Information shown:
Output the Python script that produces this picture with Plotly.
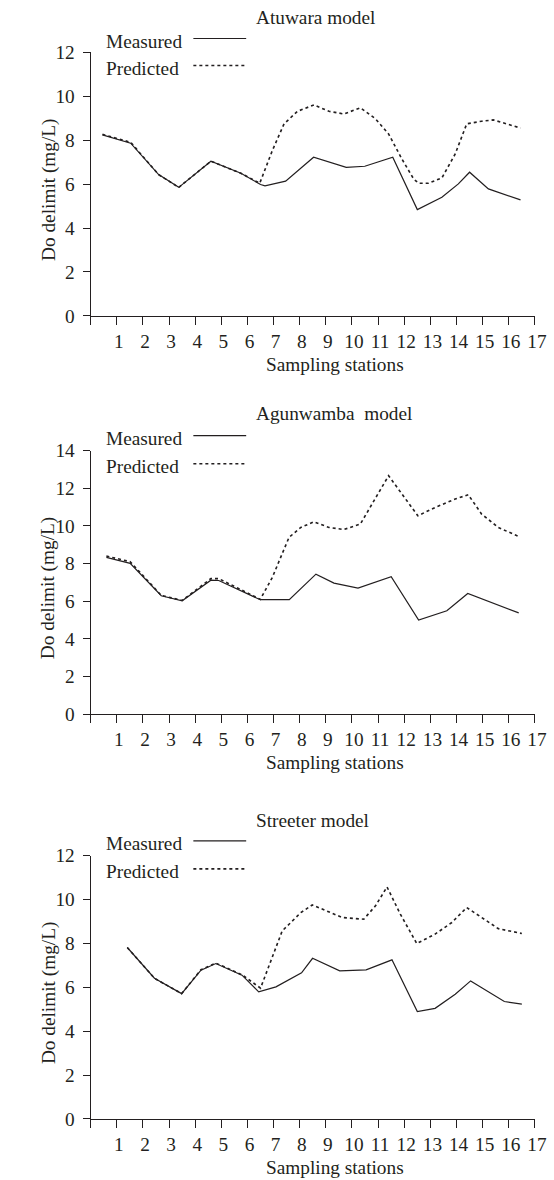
import plotly.graph_objects as go

# The photographed picture maps page pixels as: pic = K * page (+ OY vertically).
# Lay the figure out in picture (target) pixels and convert.
TW, TH = 554, 1180
K, OY = 0.982, 9.5
W = round(TW / K)                 # 564
H = round((TH - OY) / K) + 2      # ~1194

def fx(d):
    return d / K

def fy(d):
    return (d - OY) / K

def px(d):
    return fx(d) / W

def py(d):
    return 1 - fy(d) / H

# ---- data ----
titles = ["Atuwara model", "Agunwamba  model", "Streeter model"]
y_max = [12, 14, 12]
x_ticks = list(range(0, 18))
x_tick_labels = [""] + [str(i) for i in range(1, 18)]

x1m = [0.45, 1.53, 2.6, 3.37, 4.6, 5.75, 6.5, 6.67, 7.46, 8.53, 9.78, 10.49, 11.56, 12.5, 13.44, 14.07, 14.5, 15.22, 16.45]
y1m = [8.24, 7.86, 6.43, 5.85, 7.04, 6.49, 5.98, 5.92, 6.13, 7.22, 6.76, 6.81, 7.22, 4.84, 5.40, 6.01, 6.54, 5.78, 5.28]
x1p = [0.45, 1.53, 2.6, 3.37, 4.6, 5.75, 6.47, 6.95, 7.40, 7.91, 8.54, 9.12, 9.69, 10.32, 10.9, 11.4, 11.91, 12.36, 12.55, 12.93, 13.44, 13.95, 14.39, 14.96, 15.41, 16.45]
y1p = [8.26, 7.9, 6.43, 5.85, 7.04, 6.49, 6.04, 7.52, 8.74, 9.31, 9.6, 9.31, 9.19, 9.47, 8.97, 8.28, 7.14, 6.23, 6.04, 6.04, 6.28, 7.37, 8.74, 8.86, 8.92, 8.55]

x2m = [0.6, 1.51, 2.7, 3.5, 4.6, 4.9, 6.49, 7.6, 8.62, 9.31, 10.23, 11.5, 12.55, 13.63, 14.43, 16.38]
y2m = [8.33, 8.01, 6.29, 6.02, 7.12, 7.1, 6.08, 6.08, 7.44, 6.96, 6.70, 7.30, 5.0, 5.49, 6.41, 5.38]
x2p = [0.6, 1.51, 2.7, 3.5, 4.6, 4.9, 6.49, 6.95, 7.27, 7.59, 8.04, 8.54, 9.12, 9.69, 10.32, 10.9, 11.4, 11.91, 12.52, 13.18, 13.95, 14.45, 14.96, 15.6, 16.38]
y2p = [8.4, 8.1, 6.31, 6.04, 7.2, 7.2, 6.1, 7.26, 8.33, 9.39, 9.92, 10.22, 9.92, 9.81, 10.1, 11.52, 12.67, 11.7, 10.54, 10.98, 11.43, 11.66, 10.63, 9.92, 9.44]

x3m = [1.40, 2.44, 3.48, 4.22, 4.79, 5.79, 6.43, 7.09, 8.07, 8.49, 9.53, 10.54, 11.53, 12.5, 13.18, 13.95, 14.54, 15.83, 16.5]
y3m = [7.81, 6.41, 5.71, 6.78, 7.08, 6.55, 5.79, 6.02, 6.66, 7.32, 6.75, 6.79, 7.25, 4.89, 5.04, 5.68, 6.29, 5.35, 5.23]
x3p = [1.40, 2.44, 3.48, 4.22, 4.79, 5.79, 6.5, 6.89, 7.33, 7.59, 8.04, 8.48, 9.05, 9.62, 10.45, 10.9, 11.34, 11.85, 12.48, 13.18, 13.82, 14.39, 14.96, 15.6, 16.5]
y3p = [7.81, 6.41, 5.71, 6.8, 7.1, 6.57, 5.96, 7.2, 8.57, 8.87, 9.4, 9.75, 9.45, 9.18, 9.1, 9.71, 10.57, 9.33, 7.99, 8.42, 8.95, 9.63, 9.18, 8.67, 8.45]

series = [(x1m, y1m, x1p, y1p), (x2m, y2m, x2p, y2p), (x3m, y3m, x3p, y3p)]

# ---- layout geometry (target picture pixels) ----
plot_left, plot_right = 91, 536.7
panel_px = [(51.7, 315.3), (450.0, 713.3), (854.7, 1118.0)]   # (top, bottom)
title_y = [17, 413, 820]
xtitle_y = [364, 762, 1167]
legend_y = [(41, 68), (438, 466), (843, 871)]

INK = "#231f20"
FONT = "Liberation Serif"
FS = round(19 / K, 1)
LW = 1.2 / K
DW = 1.6 / K

fig = go.Figure()
annotations = []
shapes = []

for i, ((xm, ym, xp, yp), (top, bot)) in enumerate(zip(series, panel_px)):
    n = "" if i == 0 else str(i + 1)
    xa, ya = "x" + n, "y" + n
    fig.add_trace(go.Scatter(x=xp, y=yp, mode="lines", xaxis=xa, yaxis=ya,
                             line=dict(color=INK, width=DW, dash="3px,3px"),
                             showlegend=False, hoverinfo="skip"))
    fig.add_trace(go.Scatter(x=xm, y=ym, mode="lines", xaxis=xa, yaxis=ya,
                             line=dict(color=INK, width=LW),
                             showlegend=False, hoverinfo="skip"))
    axis_common = dict(showgrid=False, zeroline=False, showline=True,
                       linecolor=INK, linewidth=LW, ticks="outside",
                       tickcolor=INK, tickwidth=LW,
                       tickfont=dict(family=FONT, size=FS, color=INK))
    fig.update_layout(**{
        "xaxis" + n: dict(domain=[px(plot_left), px(plot_right)], range=[0, 17],
                          tickmode="array", tickvals=x_ticks, ticktext=x_tick_labels,
                          ticklen=8, anchor=ya, ticklabelshift=2, **axis_common),
        "yaxis" + n: dict(domain=[py(bot), py(top)], range=[0, y_max[i]],
                          tickmode="linear", tick0=0, dtick=2, ticklen=7,
                          ticklabelstandoff=4, anchor=xa, **axis_common),
    })
    annotations.append(dict(text=titles[i], x=px(255), y=py(title_y[i]),
                            xref="paper", yref="paper", xanchor="left", yanchor="middle",
                            showarrow=False, font=dict(family=FONT, size=FS, color=INK)))
    annotations.append(dict(text="Sampling stations", x=px(336), y=py(xtitle_y[i]),
                            xref="paper", yref="paper", xanchor="center", yanchor="middle",
                            showarrow=False, font=dict(family=FONT, size=FS, color=INK)))
    annotations.append(dict(text="Do delimit (mg/L)", x=px(49), y=py((top + bot) / 2 + 6),
                            xref="paper", yref="paper", xanchor="center", yanchor="middle",
                            textangle=-90, showarrow=False,
                            font=dict(family=FONT, size=FS, color=INK)))
    for label, ly, dash in [("Measured", legend_y[i][0], "solid"),
                            ("Predicted", legend_y[i][1], "3px,3px")]:
        annotations.append(dict(text=label, x=px(104), y=py(ly),
                                xref="paper", yref="paper", xanchor="left", yanchor="middle",
                                showarrow=False, font=dict(family=FONT, size=FS, color=INK)))
        shapes.append(dict(type="line", xref="paper", yref="paper",
                           x0=px(194), x1=px(247), y0=py(ly - 3), y1=py(ly - 3),
                           line=dict(color=INK, width=DW if dash != "solid" else LW,
                                     dash=dash)))

fig.update_layout(width=W, height=H, margin=dict(l=0, r=0, t=0, b=0),
                  paper_bgcolor="white", plot_bgcolor="white",
                  annotations=annotations, shapes=shapes,
                  font=dict(family=FONT, size=FS, color=INK))

# pin the figure to the page's top-left corner
page_fix = ("document.documentElement.style.margin='0';"
            "document.body.style.margin='0';document.body.style.padding='0';"
            "document.documentElement.style.overflow='hidden';"
            "var gd=document.getElementById('{plot_id}');"
            "gd.style.position='absolute';gd.style.left='0px';gd.style.top='0px';")
fig.write_html("out.html", post_script=page_fix, config={"displayModeBar": False})
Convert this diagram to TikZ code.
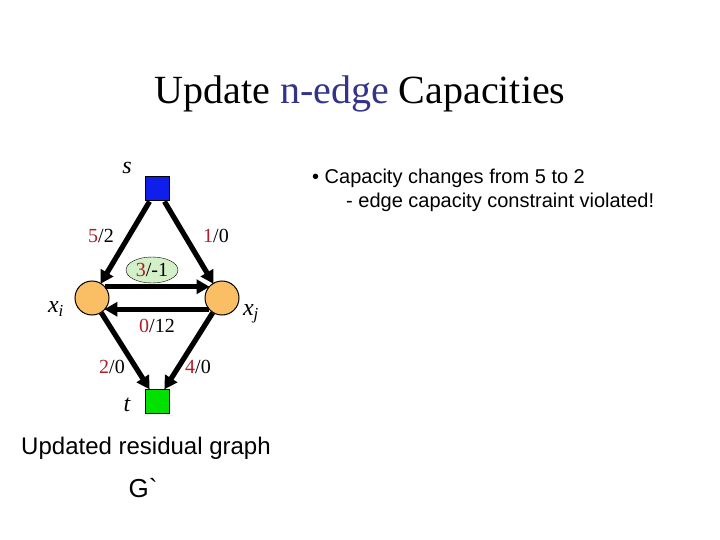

Exercise brief:
Return all the entries word for word, but omit any pictures they contain.

Full response:
Output the Python script that produces this picture with Plotly.
import plotly.graph_objects as go

# The photographed picture maps page pixels as: pic = K * page (+ OY vertically).
# Lay the figure out in picture (target) pixels and convert.
TW, TH = 554, 1180
K, OY = 0.982, 9.5
W = round(TW / K)                 # 564
H = round((TH - OY) / K) + 2      # ~1194

def fx(d):
    return d / K

def fy(d):
    return (d - OY) / K

def px(d):
    return fx(d) / W

def py(d):
    return 1 - fy(d) / H

# ---- data ----
titles = ["Atuwara model", "Agunwamba  model", "Streeter model"]
y_max = [12, 14, 12]
x_ticks = list(range(0, 18))
x_tick_labels = [""] + [str(i) for i in range(1, 18)]

x1m = [0.45, 1.53, 2.6, 3.37, 4.6, 5.75, 6.5, 6.67, 7.46, 8.53, 9.78, 10.49, 11.56, 12.5, 13.44, 14.07, 14.5, 15.22, 16.45]
y1m = [8.24, 7.86, 6.43, 5.85, 7.04, 6.49, 5.98, 5.92, 6.13, 7.22, 6.76, 6.81, 7.22, 4.84, 5.40, 6.01, 6.54, 5.78, 5.28]
x1p = [0.45, 1.53, 2.6, 3.37, 4.6, 5.75, 6.47, 6.95, 7.40, 7.91, 8.54, 9.12, 9.69, 10.32, 10.9, 11.4, 11.91, 12.36, 12.55, 12.93, 13.44, 13.95, 14.39, 14.96, 15.41, 16.45]
y1p = [8.26, 7.9, 6.43, 5.85, 7.04, 6.49, 6.04, 7.52, 8.74, 9.31, 9.6, 9.31, 9.19, 9.47, 8.97, 8.28, 7.14, 6.23, 6.04, 6.04, 6.28, 7.37, 8.74, 8.86, 8.92, 8.55]

x2m = [0.6, 1.51, 2.7, 3.5, 4.6, 4.9, 6.49, 7.6, 8.62, 9.31, 10.23, 11.5, 12.55, 13.63, 14.43, 16.38]
y2m = [8.33, 8.01, 6.29, 6.02, 7.12, 7.1, 6.08, 6.08, 7.44, 6.96, 6.70, 7.30, 5.0, 5.49, 6.41, 5.38]
x2p = [0.6, 1.51, 2.7, 3.5, 4.6, 4.9, 6.49, 6.95, 7.27, 7.59, 8.04, 8.54, 9.12, 9.69, 10.32, 10.9, 11.4, 11.91, 12.52, 13.18, 13.95, 14.45, 14.96, 15.6, 16.38]
y2p = [8.4, 8.1, 6.31, 6.04, 7.2, 7.2, 6.1, 7.26, 8.33, 9.39, 9.92, 10.22, 9.92, 9.81, 10.1, 11.52, 12.67, 11.7, 10.54, 10.98, 11.43, 11.66, 10.63, 9.92, 9.44]

x3m = [1.40, 2.44, 3.48, 4.22, 4.79, 5.79, 6.43, 7.09, 8.07, 8.49, 9.53, 10.54, 11.53, 12.5, 13.18, 13.95, 14.54, 15.83, 16.5]
y3m = [7.81, 6.41, 5.71, 6.78, 7.08, 6.55, 5.79, 6.02, 6.66, 7.32, 6.75, 6.79, 7.25, 4.89, 5.04, 5.68, 6.29, 5.35, 5.23]
x3p = [1.40, 2.44, 3.48, 4.22, 4.79, 5.79, 6.5, 6.89, 7.33, 7.59, 8.04, 8.48, 9.05, 9.62, 10.45, 10.9, 11.34, 11.85, 12.48, 13.18, 13.82, 14.39, 14.96, 15.6, 16.5]
y3p = [7.81, 6.41, 5.71, 6.8, 7.1, 6.57, 5.96, 7.2, 8.57, 8.87, 9.4, 9.75, 9.45, 9.18, 9.1, 9.71, 10.57, 9.33, 7.99, 8.42, 8.95, 9.63, 9.18, 8.67, 8.45]

series = [(x1m, y1m, x1p, y1p), (x2m, y2m, x2p, y2p), (x3m, y3m, x3p, y3p)]

# ---- layout geometry (target picture pixels) ----
plot_left, plot_right = 91, 536.7
panel_px = [(51.7, 315.3), (450.0, 713.3), (854.7, 1118.0)]   # (top, bottom)
title_y = [17, 413, 820]
xtitle_y = [364, 762, 1167]
legend_y = [(41, 68), (438, 466), (843, 871)]

INK = "#231f20"
FONT = "Liberation Serif"
FS = round(19 / K, 1)
LW = 1.2 / K
DW = 1.6 / K

fig = go.Figure()
annotations = []
shapes = []

for i, ((xm, ym, xp, yp), (top, bot)) in enumerate(zip(series, panel_px)):
    n = "" if i == 0 else str(i + 1)
    xa, ya = "x" + n, "y" + n
    fig.add_trace(go.Scatter(x=xp, y=yp, mode="lines", xaxis=xa, yaxis=ya,
                             line=dict(color=INK, width=DW, dash="3px,3px"),
                             showlegend=False, hoverinfo="skip"))
    fig.add_trace(go.Scatter(x=xm, y=ym, mode="lines", xaxis=xa, yaxis=ya,
                             line=dict(color=INK, width=LW),
                             showlegend=False, hoverinfo="skip"))
    axis_common = dict(showgrid=False, zeroline=False, showline=True,
                       linecolor=INK, linewidth=LW, ticks="outside",
                       tickcolor=INK, tickwidth=LW,
                       tickfont=dict(family=FONT, size=FS, color=INK))
    fig.update_layout(**{
        "xaxis" + n: dict(domain=[px(plot_left), px(plot_right)], range=[0, 17],
                          tickmode="array", tickvals=x_ticks, ticktext=x_tick_labels,
                          ticklen=8, anchor=ya, ticklabelshift=2, **axis_common),
        "yaxis" + n: dict(domain=[py(bot), py(top)], range=[0, y_max[i]],
                          tickmode="linear", tick0=0, dtick=2, ticklen=7,
                          ticklabelstandoff=4, anchor=xa, **axis_common),
    })
    annotations.append(dict(text=titles[i], x=px(255), y=py(title_y[i]),
                            xref="paper", yref="paper", xanchor="left", yanchor="middle",
                            showarrow=False, font=dict(family=FONT, size=FS, color=INK)))
    annotations.append(dict(text="Sampling stations", x=px(336), y=py(xtitle_y[i]),
                            xref="paper", yref="paper", xanchor="center", yanchor="middle",
                            showarrow=False, font=dict(family=FONT, size=FS, color=INK)))
    annotations.append(dict(text="Do delimit (mg/L)", x=px(49), y=py((top + bot) / 2 + 6),
                            xref="paper", yref="paper", xanchor="center", yanchor="middle",
                            textangle=-90, showarrow=False,
                            font=dict(family=FONT, size=FS, color=INK)))
    for label, ly, dash in [("Measured", legend_y[i][0], "solid"),
                            ("Predicted", legend_y[i][1], "3px,3px")]:
        annotations.append(dict(text=label, x=px(104), y=py(ly),
                                xref="paper", yref="paper", xanchor="left", yanchor="middle",
                                showarrow=False, font=dict(family=FONT, size=FS, color=INK)))
        shapes.append(dict(type="line", xref="paper", yref="paper",
                           x0=px(194), x1=px(247), y0=py(ly - 3), y1=py(ly - 3),
                           line=dict(color=INK, width=DW if dash != "solid" else LW,
                                     dash=dash)))

fig.update_layout(width=W, height=H, margin=dict(l=0, r=0, t=0, b=0),
                  paper_bgcolor="white", plot_bgcolor="white",
                  annotations=annotations, shapes=shapes,
                  font=dict(family=FONT, size=FS, color=INK))

# pin the figure to the page's top-left corner
page_fix = ("document.documentElement.style.margin='0';"
            "document.body.style.margin='0';document.body.style.padding='0';"
            "document.documentElement.style.overflow='hidden';"
            "var gd=document.getElementById('{plot_id}');"
            "gd.style.position='absolute';gd.style.left='0px';gd.style.top='0px';")
fig.write_html("out.html", post_script=page_fix, config={"displayModeBar": False})
Convert this diagram to TikZ code.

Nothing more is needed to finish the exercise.